[Dataset extract start]
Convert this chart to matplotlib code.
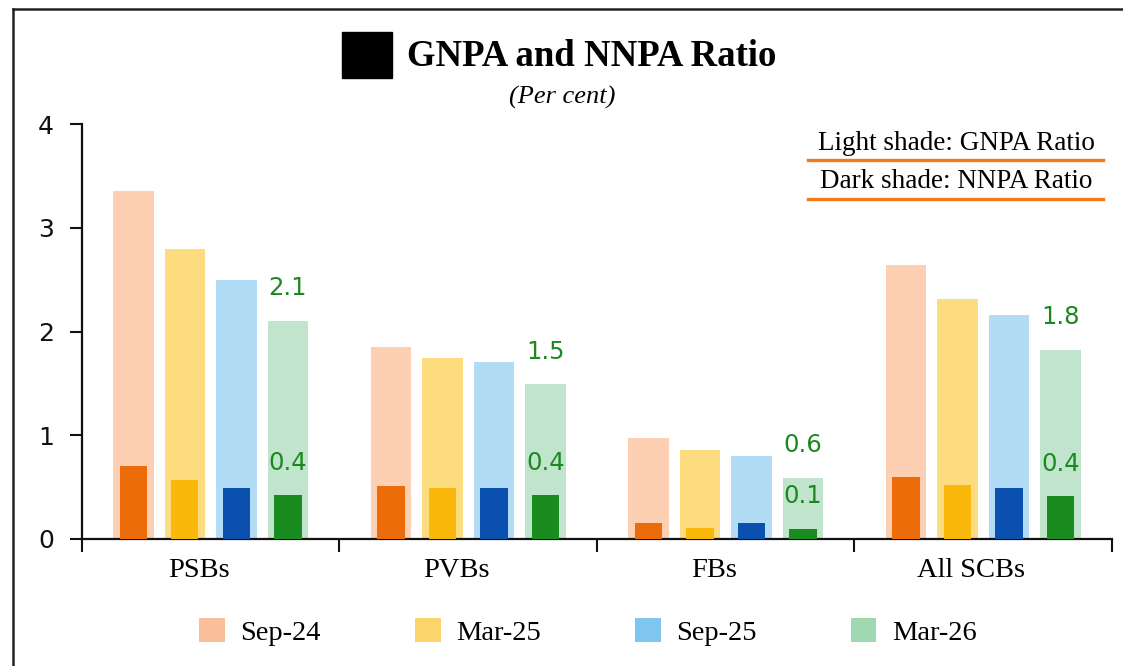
import numpy as np
import matplotlib
matplotlib.use("Agg")
import matplotlib.pyplot as plt
from matplotlib.patches import Rectangle, Patch
from matplotlib.lines import Line2D

# data
categories = ["PSBs", "PVBs", "FBs", "All SCBs"]
periods = ["Sep-24", "Mar-25", "Sep-25", "Mar-26"]
gnpa = {
    "Sep-24": [3.35, 1.85, 0.97, 2.64],
    "Mar-25": [2.80, 1.74, 0.86, 2.31],
    "Sep-25": [2.50, 1.71, 0.80, 2.16],
    "Mar-26": [2.10, 1.49, 0.59, 1.82],
}
nnpa = {
    "Sep-24": [0.70, 0.51, 0.15, 0.60],
    "Mar-25": [0.57, 0.49, 0.11, 0.52],
    "Sep-25": [0.49, 0.49, 0.15, 0.49],
    "Mar-26": [0.42, 0.42, 0.10, 0.41],
}
label_gnpa = ["2.1", "1.5", "0.6", "1.8"]
label_nnpa = ["0.4", "0.4", "0.1", "0.4"]

light = ["#FDD0B3", "#FDDC80", "#B2DCF6", "#C0E4CC"]
dark = ["#EC6C0A", "#FBB80C", "#0B4FAF", "#1A8B1F"]
legend_cols = ["#FBBE9B", "#FCD46C", "#7EC5F0", "#A0D8B2"]
green = "#1A8A1F"

serif = "Liberation Serif"

fig = plt.figure(figsize=(11.23, 6.66), dpi=100)
ax = fig.add_axes([0.0730, 0.1907, 0.9172, 0.6231])

x = np.arange(len(categories))
offsets = [-0.3, -0.1, 0.1, 0.3]
for i, p in enumerate(periods):
    ax.bar(x + offsets[i], gnpa[p], width=0.156, color=light[i], zorder=2)
    ax.bar(x + offsets[i], nnpa[p], width=0.105, color=dark[i], zorder=3)

# value labels on last period
for j in range(len(categories)):
    ax.annotate(label_gnpa[j], (x[j] + 0.3, gnpa["Mar-26"][j]), xytext=(0, 15),
                textcoords="offset points", ha="center", va="bottom",
                color=green, fontsize=17.5, family="DejaVu Sans")
    ax.annotate(label_nnpa[j], (x[j] + 0.3, nnpa["Mar-26"][j]), xytext=(0, 15),
                textcoords="offset points", ha="center", va="bottom",
                color=green, fontsize=17.5, family="DejaVu Sans")

ax.set_xlim(-0.5, 3.5)
ax.set_ylim(0, 4)
ax.set_yticks([0, 1, 2, 3, 4])
ax.tick_params(axis="y", length=9, width=1.5, labelsize=18, pad=11, colors="#111111")
for lab in ax.get_yticklabels():
    lab.set_family("DejaVu Sans")

ax.set_xticks(np.arange(-0.5, 4.0, 1.0))
ax.set_xticklabels([])
ax.tick_params(axis="x", length=9, width=1.5, direction="out", colors="#111111")
ax.set_xticks(x - 0.047, minor=True)
ax.set_xticklabels(categories, minor=True, fontsize=20.5, family=serif)
ax.tick_params(axis="x", which="minor", length=0, pad=14)

for s in ["top", "right"]:
    ax.spines[s].set_visible(False)
for s in ["left", "bottom"]:
    ax.spines[s].set_linewidth(1.6)
    ax.spines[s].set_color("#111111")

# title block
fig.add_artist(Rectangle((342 / 1123, 1 - 78 / 666), 50 / 1123, 46 / 666,
                         transform=fig.transFigure, color="black"))
fig.text(407 / 1123, 1 - 66 / 666, "GNPA and NNPA Ratio", fontsize=26.5,
         fontweight="bold", family=serif, va="baseline", ha="left")
fig.text(562 / 1123, 1 - 97 / 666, "(Per cent)", fontsize=19, style="italic",
         family=serif, ha="center", va="center")

# shade notes
fig.text(956 / 1123, 1 - 143 / 666, "Light shade: GNPA Ratio", fontsize=19.5,
         family=serif, ha="center", va="center")
fig.text(956 / 1123, 1 - 182 / 666, "Dark shade: NNPA Ratio", fontsize=19.5,
         family=serif, ha="center", va="center")
for yy in [160, 199]:
    fig.add_artist(Line2D([808 / 1123, 1103 / 1123], [1 - yy / 666] * 2,
                          color="#F07A1A", lw=2.4, transform=fig.transFigure))

# frame
fig.add_artist(Line2D([13 / 1123, 13 / 1123], [0, 1 - 9 / 666], color="#222222",
                      lw=1.8, transform=fig.transFigure))
fig.add_artist(Line2D([13 / 1123, 1], [1 - 9 / 666] * 2, color="#222222",
                      lw=1.8, transform=fig.transFigure))

handles = [Patch(facecolor=c, edgecolor="none") for c in legend_cols]
fig.legend(handles, periods, loc="center", bbox_to_anchor=(588 / 1123, 0.051),
           ncol=4, frameon=False, prop={"family": serif, "size": 20.5},
           handlelength=0.9, handleheight=0.9, handletextpad=0.55,
           columnspacing=3.3)

fig.savefig("out.png", dpi=100)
[Dataset extract end]
- [What to work on]:
Restate the full listing verbatim and drop every picture.

- [Task output]:
Convert this chart to matplotlib code.
import numpy as np
import matplotlib
matplotlib.use("Agg")
import matplotlib.pyplot as plt
from matplotlib.patches import Rectangle, Patch
from matplotlib.lines import Line2D

# data
categories = ["PSBs", "PVBs", "FBs", "All SCBs"]
periods = ["Sep-24", "Mar-25", "Sep-25", "Mar-26"]
gnpa = {
    "Sep-24": [3.35, 1.85, 0.97, 2.64],
    "Mar-25": [2.80, 1.74, 0.86, 2.31],
    "Sep-25": [2.50, 1.71, 0.80, 2.16],
    "Mar-26": [2.10, 1.49, 0.59, 1.82],
}
nnpa = {
    "Sep-24": [0.70, 0.51, 0.15, 0.60],
    "Mar-25": [0.57, 0.49, 0.11, 0.52],
    "Sep-25": [0.49, 0.49, 0.15, 0.49],
    "Mar-26": [0.42, 0.42, 0.10, 0.41],
}
label_gnpa = ["2.1", "1.5", "0.6", "1.8"]
label_nnpa = ["0.4", "0.4", "0.1", "0.4"]

light = ["#FDD0B3", "#FDDC80", "#B2DCF6", "#C0E4CC"]
dark = ["#EC6C0A", "#FBB80C", "#0B4FAF", "#1A8B1F"]
legend_cols = ["#FBBE9B", "#FCD46C", "#7EC5F0", "#A0D8B2"]
green = "#1A8A1F"

serif = "Liberation Serif"

fig = plt.figure(figsize=(11.23, 6.66), dpi=100)
ax = fig.add_axes([0.0730, 0.1907, 0.9172, 0.6231])

x = np.arange(len(categories))
offsets = [-0.3, -0.1, 0.1, 0.3]
for i, p in enumerate(periods):
    ax.bar(x + offsets[i], gnpa[p], width=0.156, color=light[i], zorder=2)
    ax.bar(x + offsets[i], nnpa[p], width=0.105, color=dark[i], zorder=3)

# value labels on last period
for j in range(len(categories)):
    ax.annotate(label_gnpa[j], (x[j] + 0.3, gnpa["Mar-26"][j]), xytext=(0, 15),
                textcoords="offset points", ha="center", va="bottom",
                color=green, fontsize=17.5, family="DejaVu Sans")
    ax.annotate(label_nnpa[j], (x[j] + 0.3, nnpa["Mar-26"][j]), xytext=(0, 15),
                textcoords="offset points", ha="center", va="bottom",
                color=green, fontsize=17.5, family="DejaVu Sans")

ax.set_xlim(-0.5, 3.5)
ax.set_ylim(0, 4)
ax.set_yticks([0, 1, 2, 3, 4])
ax.tick_params(axis="y", length=9, width=1.5, labelsize=18, pad=11, colors="#111111")
for lab in ax.get_yticklabels():
    lab.set_family("DejaVu Sans")

ax.set_xticks(np.arange(-0.5, 4.0, 1.0))
ax.set_xticklabels([])
ax.tick_params(axis="x", length=9, width=1.5, direction="out", colors="#111111")
ax.set_xticks(x - 0.047, minor=True)
ax.set_xticklabels(categories, minor=True, fontsize=20.5, family=serif)
ax.tick_params(axis="x", which="minor", length=0, pad=14)

for s in ["top", "right"]:
    ax.spines[s].set_visible(False)
for s in ["left", "bottom"]:
    ax.spines[s].set_linewidth(1.6)
    ax.spines[s].set_color("#111111")

# title block
fig.add_artist(Rectangle((342 / 1123, 1 - 78 / 666), 50 / 1123, 46 / 666,
                         transform=fig.transFigure, color="black"))
fig.text(407 / 1123, 1 - 66 / 666, "GNPA and NNPA Ratio", fontsize=26.5,
         fontweight="bold", family=serif, va="baseline", ha="left")
fig.text(562 / 1123, 1 - 97 / 666, "(Per cent)", fontsize=19, style="italic",
         family=serif, ha="center", va="center")

# shade notes
fig.text(956 / 1123, 1 - 143 / 666, "Light shade: GNPA Ratio", fontsize=19.5,
         family=serif, ha="center", va="center")
fig.text(956 / 1123, 1 - 182 / 666, "Dark shade: NNPA Ratio", fontsize=19.5,
         family=serif, ha="center", va="center")
for yy in [160, 199]:
    fig.add_artist(Line2D([808 / 1123, 1103 / 1123], [1 - yy / 666] * 2,
                          color="#F07A1A", lw=2.4, transform=fig.transFigure))

# frame
fig.add_artist(Line2D([13 / 1123, 13 / 1123], [0, 1 - 9 / 666], color="#222222",
                      lw=1.8, transform=fig.transFigure))
fig.add_artist(Line2D([13 / 1123, 1], [1 - 9 / 666] * 2, color="#222222",
                      lw=1.8, transform=fig.transFigure))

handles = [Patch(facecolor=c, edgecolor="none") for c in legend_cols]
fig.legend(handles, periods, loc="center", bbox_to_anchor=(588 / 1123, 0.051),
           ncol=4, frameon=False, prop={"family": serif, "size": 20.5},
           handlelength=0.9, handleheight=0.9, handletextpad=0.55,
           columnspacing=3.3)

fig.savefig("out.png", dpi=100)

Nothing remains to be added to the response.